Sure the Thermador is a little bigger but is it worth $8000+ more for a couple of more inches!Sinks and faucets are the same as appliances in price range…all over the place! Can you get a better deal over the internet or through the plumber? What happens if a piece is missing from an online order and you discover it when its time to install?

    • Do you really need to tile every bathroom wall or can you live with just the shower/tub/floor area being tiled. Again, makes a big difference in the final bid price.
    • Sink, shower, tub: do you need the $1500 tub or will the $600 be just fine. Or do you even need to replace the tub..look into resurfacing.
    • Light fixtures: pendant lighting, cans, dimmers, under mount lighting…lots of choices. Be sure of what you want way before the electrician knocks on your door…cause if you don’t have them picked out chances are you will have to wait another 2-3 weeks before he can come back..
    • Counter tops; Ugh! So many choices and such a price difference. Do your homework on the pros and cons. Do you really need that Calacatta Gold?

Have you thought about mixing surfaces? One really nice piece of granite on the island and a less expensive top for the counters can be a fantastic look.

Paint: its usually the last item to tackle and it’s not the time to start scrimping by painting it yourself. A bad paint job will make the whole remodel look cheap.  A professional job is worth every penny.

Same with the floor…don’t decide to stain or install the floor yourself. You will never forgive yourself!

Things to ask yourself before you get started

How long am I going to live in this house? Is the cost going to raise the value of my home by at least 80 percent of the job cost. Is the floor plan easy to get around and the space maximized to the fullest?
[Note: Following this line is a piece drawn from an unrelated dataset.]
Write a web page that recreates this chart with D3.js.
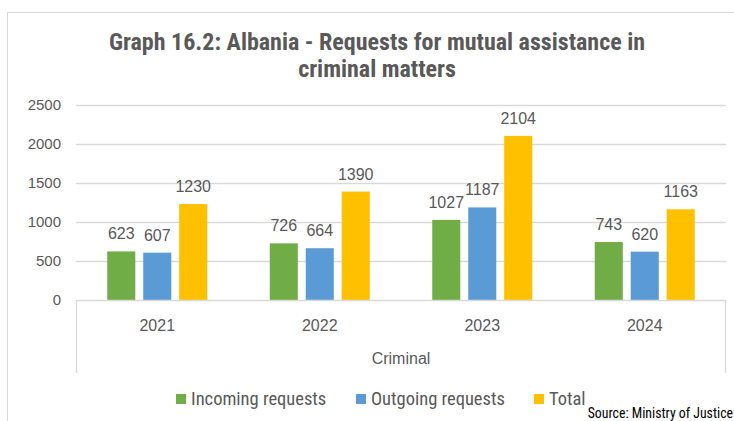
<!DOCTYPE html>
<html>
<head>
<meta charset="utf-8">
<script src="https://cdn.jsdelivr.net/npm/d3@7"></script>
<style>
  body { margin: 0; background: #fff; }
  svg { display: block; }
</style>
</head>
<body>
<svg id="chart"></svg>
<script>
const years = ["2021", "2022", "2023", "2024"];
const seriesNames = ["Incoming requests", "Outgoing requests", "Total"];
const incoming = [623, 726, 1027, 743];
const outgoing = [607, 664, 1187, 620];
const total = [1230, 1390, 2104, 1163];
const yTicks = [0, 500, 1000, 1500, 2000, 2500];
const colors = ["#70AD47", "#5B9BD5", "#FFC000"];

const W = 734, H = 421;
const svg = d3.select("#chart").attr("width", W).attr("height", H);

const narrow = "'Liberation Sans Narrow', 'Arial Narrow', 'Roboto Condensed', sans-serif";
const sans = "'Liberation Sans', Arial, sans-serif";
const grey = "#595959";

// chart border
svg.append("rect")
  .attr("x", 7.5).attr("y", 12.5)
  .attr("width", W).attr("height", H)
  .attr("fill", "none").attr("stroke", "#d9d9d9");

// title
const title = svg.append("text")
  .attr("text-anchor", "middle")
  .attr("font-family", narrow)
  .attr("font-weight", "bold")
  .attr("font-size", 24)
  .attr("fill", grey);
title.append("tspan").attr("x", 377).attr("y", 50).text("Graph 16.2: Albania - Requests for mutual assistance in");
title.append("tspan").attr("x", 377).attr("y", 77).text("criminal matters");

const plotLeft = 76, plotRight = 726, plotTop = 105, plotBottom = 300;

const x0 = d3.scaleBand().domain(years).range([plotLeft, plotRight]);
const x1 = d3.scaleBand().domain(seriesNames).range([0, 100]).paddingInner(0.22);
const y = d3.scaleLinear().domain([0, 2500]).range([plotBottom, plotTop]);

// gridlines
svg.append("g").selectAll("line")
  .data(yTicks.filter(d => d > 0))
  .enter().append("line")
  .attr("x1", plotLeft).attr("x2", plotRight)
  .attr("y1", d => Math.round(y(d)) + 0.5).attr("y2", d => Math.round(y(d)) + 0.5)
  .attr("stroke", "#d9d9d9").attr("stroke-width", 1.3);

// y axis labels
const yAxis = svg.append("g")
  .attr("transform", `translate(${plotLeft - 15},0)`)
  .call(d3.axisLeft(y).tickValues(yTicks).tickFormat(d3.format("d")).tickSize(0).tickPadding(0));
yAxis.select(".domain").remove();
yAxis.selectAll("text")
  .attr("font-family", sans).attr("font-size", 15).attr("fill", grey);

// bars
const values = [incoming, outgoing, total];
const rows = [];
years.forEach((yr, i) => {
  seriesNames.forEach((s, j) => rows.push({ year: yr, series: s, value: values[j][i], color: colors[j] }));
});

const offset = (x0.bandwidth() - 100) / 2;
svg.append("g").selectAll("rect")
  .data(rows)
  .enter().append("rect")
  .attr("x", d => x0(d.year) + offset + x1(d.series))
  .attr("y", d => y(d.value))
  .attr("width", x1.bandwidth())
  .attr("height", d => plotBottom - y(d.value))
  .attr("fill", d => d.color);

svg.append("g").selectAll("text")
  .data(rows)
  .enter().append("text")
  .attr("x", d => x0(d.year) + offset + x1(d.series) + x1.bandwidth() / 2)
  .attr("y", d => y(d.value) - 12)
  .attr("text-anchor", "middle")
  .attr("font-family", sans).attr("font-size", 16).attr("fill", grey)
  .text(d => d.value);

// category axis box
const axisG = svg.append("g").attr("stroke", "#d9d9d9").attr("stroke-width", 1.3);
axisG.append("line").attr("x1", plotLeft).attr("x2", plotRight).attr("y1", plotBottom + 0.5).attr("y2", plotBottom + 0.5);
axisG.append("line").attr("x1", plotLeft + 0.5).attr("x2", plotLeft + 0.5).attr("y1", plotBottom).attr("y2", 373);
axisG.append("line").attr("x1", plotRight - 0.5).attr("x2", plotRight - 0.5).attr("y1", plotBottom).attr("y2", 373);

svg.append("g").selectAll("text")
  .data(years)
  .enter().append("text")
  .attr("x", d => x0(d) + x0.bandwidth() / 2)
  .attr("y", 331)
  .attr("text-anchor", "middle")
  .attr("font-family", sans).attr("font-size", 16).attr("fill", grey)
  .text(d => d);

svg.append("text")
  .attr("x", (plotLeft + plotRight) / 2).attr("y", 364)
  .attr("text-anchor", "middle")
  .attr("font-family", sans).attr("font-size", 16).attr("fill", grey)
  .text("Criminal");

// legend
const legendX = [176, 356, 534];
const legend = svg.append("g").selectAll("g")
  .data(seriesNames)
  .enter().append("g")
  .attr("transform", (d, i) => `translate(${legendX[i]},394)`);
legend.append("rect")
  .attr("width", 10).attr("height", 10)
  .attr("fill", (d, i) => colors[i]);
legend.append("text")
  .attr("x", 15).attr("y", 11)
  .attr("font-family", narrow).attr("font-size", 18.5).attr("fill", grey)
  .text(d => d);

svg.append("text")
  .attr("x", 733).attr("y", 418)
  .attr("text-anchor", "end")
  .attr("font-family", narrow).attr("font-size", 13.8).attr("fill", "#000")
  .text("Source: Ministry of Justice");
</script>
</body>
</html>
Will you need that extra space after the kids leave?

These thoughts and ideas are not intended to discourage you from creating your dream home. On the contrary, I hope it encourages you to dream and build the home you’ve envisioned since the first time you walked through those doors. Remodeling can be super fun and a great way to add value to most likely the largest investment you own.

Being prepared ahead of time for the journey through the construction project makes the experience much more enjoyable. Like I said before, a bad remodel job is worse than no remodel job! Do your homework and make your next project fabulous and with enough moula left over for that well deserved beach vacation cause you’re going to need it:)

Disclaimer: I am not a professional renovation contractor….I’m a contractor’s wife of over 20 years. This post is not meant to endorse any  products or contracting professionals with the exception of mine:). These remodeling tips are from observation through out the many years I have been involved in the real estate profession and residential building business.